35 anos, uma filha, um divórcio. Placas Tectônicas é uma história que poderia facilmente ser transportada para as páginas de uma graphic novel através de um drama familiar. Entretanto, a artista Margaux Motin opta por mostrar sua rotina de erros, acertos e superações de forma muito real e divertida, mergulhando de cabeça em seus pensamentos mais íntimos, inesperados e (muitas vezes) totalmente pirados.
Tiras, aquarelas e composições diferentes e criativas dão vida à esta história, um misto de boas conversas e situações inusitadas recheadas de um humor especialmente feminino. Margaux Motin parte do seguinte princípio: após o término de um relacionamento de dez anos, é como se ela tivesse rejuvenescido dez anos. Seus 35 anos tornam-se 25 em suas atitudes, ideias e na forma como ela passa a encarar sua vida, sua rotina e seus afazeres profissionais.
A descoberta feita pela autora, demonstrando que o fim de “uma vida” pode se tornar o início de outra, torna-se rapidamente o fio condutor que guia sua narrativa, construída através de tiras de uma página e histórias curtas, sempre centradas em determinados aspectos de sua fase de adaptação.
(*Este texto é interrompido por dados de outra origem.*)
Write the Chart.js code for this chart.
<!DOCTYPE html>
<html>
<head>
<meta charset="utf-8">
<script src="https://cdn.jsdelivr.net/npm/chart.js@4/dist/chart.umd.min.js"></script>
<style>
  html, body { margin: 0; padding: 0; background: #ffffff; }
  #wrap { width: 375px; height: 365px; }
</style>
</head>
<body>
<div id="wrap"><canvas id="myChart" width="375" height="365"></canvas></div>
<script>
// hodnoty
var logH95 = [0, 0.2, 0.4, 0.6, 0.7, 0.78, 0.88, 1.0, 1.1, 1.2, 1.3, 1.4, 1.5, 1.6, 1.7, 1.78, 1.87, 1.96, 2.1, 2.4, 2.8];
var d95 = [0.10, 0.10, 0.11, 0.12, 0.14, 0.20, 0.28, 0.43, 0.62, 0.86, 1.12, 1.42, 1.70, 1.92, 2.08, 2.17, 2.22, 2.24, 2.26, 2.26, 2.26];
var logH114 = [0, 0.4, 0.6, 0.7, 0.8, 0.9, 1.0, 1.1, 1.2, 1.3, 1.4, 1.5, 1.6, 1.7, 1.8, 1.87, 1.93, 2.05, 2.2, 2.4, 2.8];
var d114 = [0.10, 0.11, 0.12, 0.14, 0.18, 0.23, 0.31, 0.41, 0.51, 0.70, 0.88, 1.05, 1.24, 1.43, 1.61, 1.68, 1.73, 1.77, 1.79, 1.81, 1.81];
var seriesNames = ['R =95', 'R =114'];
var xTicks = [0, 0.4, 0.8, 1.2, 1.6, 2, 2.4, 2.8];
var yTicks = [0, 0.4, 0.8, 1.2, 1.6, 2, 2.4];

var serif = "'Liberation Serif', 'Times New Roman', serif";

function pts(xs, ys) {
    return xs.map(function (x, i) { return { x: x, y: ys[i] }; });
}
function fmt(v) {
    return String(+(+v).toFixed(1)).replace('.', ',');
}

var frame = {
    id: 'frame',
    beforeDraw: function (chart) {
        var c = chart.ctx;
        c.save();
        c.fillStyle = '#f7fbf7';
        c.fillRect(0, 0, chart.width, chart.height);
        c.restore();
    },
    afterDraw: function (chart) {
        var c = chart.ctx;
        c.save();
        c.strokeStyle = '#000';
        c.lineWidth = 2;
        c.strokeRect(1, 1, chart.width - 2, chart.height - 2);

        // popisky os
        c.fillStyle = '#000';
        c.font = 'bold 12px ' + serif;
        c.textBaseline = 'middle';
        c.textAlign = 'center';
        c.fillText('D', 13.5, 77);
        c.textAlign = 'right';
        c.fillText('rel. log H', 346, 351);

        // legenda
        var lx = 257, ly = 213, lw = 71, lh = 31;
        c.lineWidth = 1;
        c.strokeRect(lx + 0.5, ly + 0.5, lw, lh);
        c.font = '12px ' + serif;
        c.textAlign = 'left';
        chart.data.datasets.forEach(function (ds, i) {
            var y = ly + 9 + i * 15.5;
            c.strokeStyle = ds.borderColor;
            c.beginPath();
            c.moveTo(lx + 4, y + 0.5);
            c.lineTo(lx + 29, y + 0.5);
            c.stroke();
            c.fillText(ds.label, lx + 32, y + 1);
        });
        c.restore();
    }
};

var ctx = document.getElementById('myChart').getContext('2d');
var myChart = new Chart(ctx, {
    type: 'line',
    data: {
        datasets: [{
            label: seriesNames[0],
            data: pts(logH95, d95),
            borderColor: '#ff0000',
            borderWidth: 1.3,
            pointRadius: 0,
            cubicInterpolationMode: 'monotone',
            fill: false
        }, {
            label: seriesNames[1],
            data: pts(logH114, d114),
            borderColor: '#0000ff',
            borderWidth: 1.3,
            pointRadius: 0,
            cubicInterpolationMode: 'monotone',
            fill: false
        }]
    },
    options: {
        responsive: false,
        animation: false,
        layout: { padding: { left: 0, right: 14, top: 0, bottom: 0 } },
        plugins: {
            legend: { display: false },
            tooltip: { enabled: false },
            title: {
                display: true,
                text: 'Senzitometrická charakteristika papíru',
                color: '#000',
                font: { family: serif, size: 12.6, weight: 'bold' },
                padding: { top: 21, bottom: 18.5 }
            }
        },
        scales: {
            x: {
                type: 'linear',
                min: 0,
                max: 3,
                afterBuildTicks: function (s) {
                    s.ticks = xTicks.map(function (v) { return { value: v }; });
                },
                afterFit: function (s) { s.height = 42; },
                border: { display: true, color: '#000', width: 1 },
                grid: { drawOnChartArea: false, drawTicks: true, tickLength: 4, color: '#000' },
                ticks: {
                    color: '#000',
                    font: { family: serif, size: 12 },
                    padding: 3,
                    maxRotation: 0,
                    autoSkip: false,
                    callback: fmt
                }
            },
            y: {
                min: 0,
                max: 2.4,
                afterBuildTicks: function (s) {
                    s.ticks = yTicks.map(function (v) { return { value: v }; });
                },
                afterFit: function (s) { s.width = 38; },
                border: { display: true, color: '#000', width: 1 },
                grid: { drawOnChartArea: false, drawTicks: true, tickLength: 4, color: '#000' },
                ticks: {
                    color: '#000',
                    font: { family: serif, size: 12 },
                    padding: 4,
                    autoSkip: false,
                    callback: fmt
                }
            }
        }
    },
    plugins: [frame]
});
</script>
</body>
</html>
Motin é sincera, e sua sinceridade transforma Placas Tectônicas num mergulho na mente das mulheres, demonstrando seus gostos pessoais, realizações, desejos e muito mais.
A forma como se relaciona com amigas e familiares, incluindo suas divertidas conversas com a filha, revelam claramente a nova Margaux, se sentindo mais jovem e liberta às novas experimentações, permitindo-se descobrir coisas que até então não havia tido oportunidade de conhecer. E isso chega a incluir uma nova paixão, que também se torna rapidamente um grande destaque para a trama, expondo mais uma vez, honestamente, o que se passa em sua cabeça: paranoias, alegrias e uma miríade de sentimentos.
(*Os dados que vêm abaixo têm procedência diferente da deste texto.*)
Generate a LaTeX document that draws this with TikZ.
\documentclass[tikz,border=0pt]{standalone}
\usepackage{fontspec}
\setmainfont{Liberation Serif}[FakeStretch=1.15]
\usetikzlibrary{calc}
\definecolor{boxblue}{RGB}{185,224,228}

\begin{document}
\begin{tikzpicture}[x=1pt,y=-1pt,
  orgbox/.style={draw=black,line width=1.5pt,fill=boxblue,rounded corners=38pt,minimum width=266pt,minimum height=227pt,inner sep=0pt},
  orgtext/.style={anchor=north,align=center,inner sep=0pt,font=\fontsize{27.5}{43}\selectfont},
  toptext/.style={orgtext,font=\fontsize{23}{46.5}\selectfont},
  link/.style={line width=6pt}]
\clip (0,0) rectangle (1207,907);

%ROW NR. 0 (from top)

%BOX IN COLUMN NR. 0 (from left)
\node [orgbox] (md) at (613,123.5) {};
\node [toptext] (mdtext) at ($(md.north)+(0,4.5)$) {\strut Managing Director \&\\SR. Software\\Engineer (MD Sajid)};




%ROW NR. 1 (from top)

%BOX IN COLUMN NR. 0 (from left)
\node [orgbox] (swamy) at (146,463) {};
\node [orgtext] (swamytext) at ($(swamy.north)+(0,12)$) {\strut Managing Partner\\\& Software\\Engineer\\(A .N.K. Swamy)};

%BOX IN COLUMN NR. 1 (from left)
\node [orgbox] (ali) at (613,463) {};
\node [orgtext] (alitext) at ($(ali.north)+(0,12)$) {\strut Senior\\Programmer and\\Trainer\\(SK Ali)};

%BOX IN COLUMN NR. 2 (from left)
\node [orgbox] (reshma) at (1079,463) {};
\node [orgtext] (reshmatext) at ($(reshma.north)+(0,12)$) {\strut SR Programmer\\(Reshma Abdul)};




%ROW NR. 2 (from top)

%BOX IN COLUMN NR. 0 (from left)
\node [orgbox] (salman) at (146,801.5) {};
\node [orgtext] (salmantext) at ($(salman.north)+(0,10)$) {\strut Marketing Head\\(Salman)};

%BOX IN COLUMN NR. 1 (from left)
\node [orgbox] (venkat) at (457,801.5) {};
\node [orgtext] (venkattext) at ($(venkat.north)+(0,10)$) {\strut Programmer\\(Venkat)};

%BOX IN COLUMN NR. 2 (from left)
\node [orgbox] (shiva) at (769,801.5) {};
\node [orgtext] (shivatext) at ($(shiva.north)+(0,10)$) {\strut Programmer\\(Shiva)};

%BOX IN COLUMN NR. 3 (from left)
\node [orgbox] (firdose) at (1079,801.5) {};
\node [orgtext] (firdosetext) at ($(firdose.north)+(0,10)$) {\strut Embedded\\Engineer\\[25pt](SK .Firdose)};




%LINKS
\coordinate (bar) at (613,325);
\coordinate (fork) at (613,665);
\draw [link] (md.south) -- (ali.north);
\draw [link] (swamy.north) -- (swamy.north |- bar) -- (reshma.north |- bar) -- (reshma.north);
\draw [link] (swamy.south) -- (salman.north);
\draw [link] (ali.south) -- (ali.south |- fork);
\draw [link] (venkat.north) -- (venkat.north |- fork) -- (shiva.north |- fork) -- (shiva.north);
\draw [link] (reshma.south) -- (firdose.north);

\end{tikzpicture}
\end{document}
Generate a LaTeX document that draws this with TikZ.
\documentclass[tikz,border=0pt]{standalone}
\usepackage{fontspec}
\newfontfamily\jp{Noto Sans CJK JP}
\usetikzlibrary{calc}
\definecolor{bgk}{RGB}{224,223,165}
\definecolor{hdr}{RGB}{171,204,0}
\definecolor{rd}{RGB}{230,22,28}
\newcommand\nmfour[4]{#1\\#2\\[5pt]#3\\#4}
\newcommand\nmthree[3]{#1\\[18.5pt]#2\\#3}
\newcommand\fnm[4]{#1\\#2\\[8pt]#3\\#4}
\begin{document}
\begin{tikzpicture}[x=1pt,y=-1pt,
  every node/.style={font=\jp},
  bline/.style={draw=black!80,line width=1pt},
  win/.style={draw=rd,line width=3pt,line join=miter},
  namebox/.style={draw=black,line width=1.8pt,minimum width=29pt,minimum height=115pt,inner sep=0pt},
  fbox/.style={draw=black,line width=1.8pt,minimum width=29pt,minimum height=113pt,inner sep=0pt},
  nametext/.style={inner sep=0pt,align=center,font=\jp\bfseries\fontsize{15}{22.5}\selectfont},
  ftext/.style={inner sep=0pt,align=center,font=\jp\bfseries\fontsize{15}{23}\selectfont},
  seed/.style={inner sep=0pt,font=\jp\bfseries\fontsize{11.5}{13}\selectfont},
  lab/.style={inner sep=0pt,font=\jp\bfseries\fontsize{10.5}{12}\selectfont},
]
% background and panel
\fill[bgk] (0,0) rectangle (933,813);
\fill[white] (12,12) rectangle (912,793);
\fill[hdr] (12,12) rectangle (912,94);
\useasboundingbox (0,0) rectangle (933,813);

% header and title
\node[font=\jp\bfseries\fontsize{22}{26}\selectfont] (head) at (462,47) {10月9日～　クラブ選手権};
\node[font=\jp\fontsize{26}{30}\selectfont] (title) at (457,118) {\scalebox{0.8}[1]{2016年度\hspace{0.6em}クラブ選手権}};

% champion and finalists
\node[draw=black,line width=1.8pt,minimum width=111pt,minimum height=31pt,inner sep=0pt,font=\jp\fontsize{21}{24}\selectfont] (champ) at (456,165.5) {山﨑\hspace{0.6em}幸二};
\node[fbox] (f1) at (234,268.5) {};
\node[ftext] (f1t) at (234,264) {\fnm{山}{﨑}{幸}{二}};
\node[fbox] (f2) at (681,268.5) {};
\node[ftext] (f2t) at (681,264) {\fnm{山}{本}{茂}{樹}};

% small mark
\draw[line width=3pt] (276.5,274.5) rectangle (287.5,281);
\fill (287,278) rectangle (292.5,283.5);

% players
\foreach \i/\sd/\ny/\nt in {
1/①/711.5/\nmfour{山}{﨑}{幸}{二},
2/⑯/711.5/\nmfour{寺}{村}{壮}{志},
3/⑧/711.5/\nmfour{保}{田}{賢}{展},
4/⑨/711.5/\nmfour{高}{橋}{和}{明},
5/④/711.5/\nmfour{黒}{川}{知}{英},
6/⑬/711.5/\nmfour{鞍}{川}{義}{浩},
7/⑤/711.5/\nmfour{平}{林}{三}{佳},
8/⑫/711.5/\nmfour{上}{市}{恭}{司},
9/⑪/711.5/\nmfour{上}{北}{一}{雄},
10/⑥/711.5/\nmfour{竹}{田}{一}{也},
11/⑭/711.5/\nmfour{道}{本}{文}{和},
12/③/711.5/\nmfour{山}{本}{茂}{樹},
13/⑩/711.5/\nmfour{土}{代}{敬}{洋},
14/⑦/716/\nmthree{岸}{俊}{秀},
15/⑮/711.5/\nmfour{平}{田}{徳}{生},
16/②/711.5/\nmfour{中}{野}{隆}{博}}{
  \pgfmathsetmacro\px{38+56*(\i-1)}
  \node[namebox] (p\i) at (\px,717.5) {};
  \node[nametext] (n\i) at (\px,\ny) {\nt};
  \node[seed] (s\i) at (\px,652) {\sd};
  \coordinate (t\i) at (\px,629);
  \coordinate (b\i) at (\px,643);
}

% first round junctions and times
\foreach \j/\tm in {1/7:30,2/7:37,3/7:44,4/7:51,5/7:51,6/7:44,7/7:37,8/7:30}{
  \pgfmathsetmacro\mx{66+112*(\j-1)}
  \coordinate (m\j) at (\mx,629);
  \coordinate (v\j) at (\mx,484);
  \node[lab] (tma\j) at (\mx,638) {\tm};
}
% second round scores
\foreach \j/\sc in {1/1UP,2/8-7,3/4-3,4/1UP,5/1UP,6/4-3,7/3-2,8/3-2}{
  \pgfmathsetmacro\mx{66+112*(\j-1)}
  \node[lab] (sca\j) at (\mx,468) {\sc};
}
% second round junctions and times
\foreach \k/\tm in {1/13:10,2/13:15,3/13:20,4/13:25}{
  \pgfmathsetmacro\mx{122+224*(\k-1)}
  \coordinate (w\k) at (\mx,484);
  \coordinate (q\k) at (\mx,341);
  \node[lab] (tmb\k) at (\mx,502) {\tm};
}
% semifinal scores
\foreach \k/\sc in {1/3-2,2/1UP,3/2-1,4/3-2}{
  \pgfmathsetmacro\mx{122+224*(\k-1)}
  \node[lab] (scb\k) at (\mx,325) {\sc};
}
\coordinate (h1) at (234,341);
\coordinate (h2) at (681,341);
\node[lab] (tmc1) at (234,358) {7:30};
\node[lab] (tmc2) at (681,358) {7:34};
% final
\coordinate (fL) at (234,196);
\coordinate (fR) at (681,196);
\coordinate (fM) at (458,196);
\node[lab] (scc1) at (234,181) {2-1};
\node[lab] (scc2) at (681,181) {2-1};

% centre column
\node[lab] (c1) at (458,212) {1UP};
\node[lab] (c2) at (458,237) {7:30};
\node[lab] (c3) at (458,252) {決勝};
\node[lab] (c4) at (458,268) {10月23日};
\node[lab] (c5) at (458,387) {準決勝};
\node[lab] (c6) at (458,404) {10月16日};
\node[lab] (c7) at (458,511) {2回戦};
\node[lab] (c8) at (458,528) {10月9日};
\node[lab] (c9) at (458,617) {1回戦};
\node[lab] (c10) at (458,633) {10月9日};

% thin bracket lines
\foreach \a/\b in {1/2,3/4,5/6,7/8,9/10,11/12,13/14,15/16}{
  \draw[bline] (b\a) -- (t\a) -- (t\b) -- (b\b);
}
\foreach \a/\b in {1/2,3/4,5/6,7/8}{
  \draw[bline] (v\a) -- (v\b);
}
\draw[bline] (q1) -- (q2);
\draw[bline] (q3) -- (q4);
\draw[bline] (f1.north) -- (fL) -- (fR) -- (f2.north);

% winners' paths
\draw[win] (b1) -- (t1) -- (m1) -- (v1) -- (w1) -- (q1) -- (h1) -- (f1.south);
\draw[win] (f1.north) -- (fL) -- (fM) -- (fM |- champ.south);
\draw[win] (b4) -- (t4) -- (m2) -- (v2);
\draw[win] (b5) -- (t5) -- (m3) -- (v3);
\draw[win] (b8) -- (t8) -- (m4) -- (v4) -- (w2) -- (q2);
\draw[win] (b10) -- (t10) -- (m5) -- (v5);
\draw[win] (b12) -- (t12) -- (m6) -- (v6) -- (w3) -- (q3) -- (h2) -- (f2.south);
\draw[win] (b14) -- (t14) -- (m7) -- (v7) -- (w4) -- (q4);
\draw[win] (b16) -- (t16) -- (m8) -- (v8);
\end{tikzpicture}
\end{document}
A narrativa, citada acima, é composta por tiras de página única e histórias curtas. Sua arte, entretanto, é uma bela mistura de linha clara com colagens e cores muito vivas, diversas vezes repletas de efeitos para transmitir determinados sentimentos. Não há divisão de quadros, e isso dá fluidez às suas ideias e sequências de ação (as mais variadas que você pode imaginar).
E sendo uma história autobiográfica, há sempre o receio de que o cotidiano do autor não seja tão interessante. Muitas vezes uma autobiografia é apenas uma fatia ou acontecimento específico da vida de alguém, transposta para determinada mídia, podendo ou não ser cativante. Porém, o cotidiano muitas vezes infantil da autora destaca-se como uma autobiografia que cativa, e ao mesmo tempo diverte e emociona, sem ser clichê. Este talvez seja seu maior mérito como narradora e também como pessoa.
A edição nacional publicada pela Editora Nemo segue o capricho editorial típico do catálogo da editora, recheado de obras-primas. As 256 páginas fluem rapidamente, e há mais de uma forma de degustar esta história, podendo ser uma leitura única e direta do começo ao fim, e também algo a ser consultado esporadicamente para saborear aos poucos algumas historietas que compõem a obra. Acredito que ambas as formas são plenamente possíveis.
E Placas Tectônicas, além de mergulhar na mente de muitas mulheres (com especial destaque para as que já passaram dos trinta anos), também serve como uma boa lição de vida, visto que há algo mais a ser passado. Tudo pode parecer simples, mas existem ideias para se absorver em cada história, e intencionalmente ou não, transmitir tantas mensagens positivas é uma grande capacidade da autora.